April 2019 Blog
By Ed DeRoche, Director, Character Education Resource Center
Sometimes the things you want the most don’t happen and what you least expect happens. I don’t know – you meet thousands of people and none of them really touch you. And then you meet one person and your life is changed forever. — Jamie Randall (Jake Gyllenhaal), Love & Other Drugs
That person could be a teacher! So, let’s talk about teacher-student and teacher-class relationships. The first, teacher as coach/adviser/counselor. The second, teacher as conductor/director/ringmaster.
Both are grounded (or should be) in “relationships” that are positive, rewarding, and productive. Students deserve teachers who are encouraging conductors of learning rather than domineering ringmasters focused on maintaining order.
In the March 13th issue of Education Week (www.edweek.org), Sarah D. Sparks wrote an article titled, “Why Teacher-Student Relationships Matter.” She framed her full-page report around five questions.
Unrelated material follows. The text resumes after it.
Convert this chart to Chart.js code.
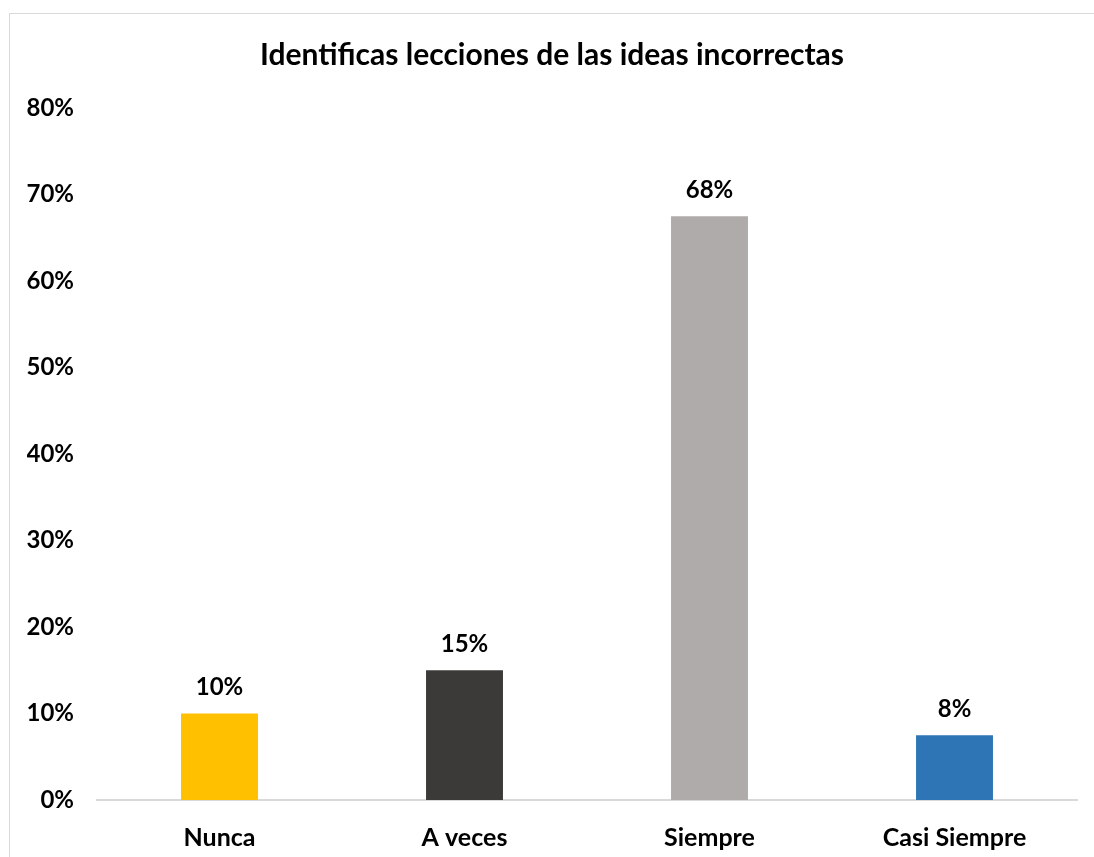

I have marked the author’s quotes with “SS.” All other quotes come from different references.
1. Why are student-teacher relationships important?
Positive teacher-student relationships are associated with fewer disruptive behaviors and suspensions, and lower school dropout rates.
A teacher’s relationship with students is the best predictor of how much the teacher experienced joy versus anxiety in class.
2. How does a teacher’s approach affect that relationship?
Sometimes teachers don’t understand the importance that their relationship with each student has on that student’s identity and sense of belonging. Vicki Nishioka, researcher with Education Northwest (SS)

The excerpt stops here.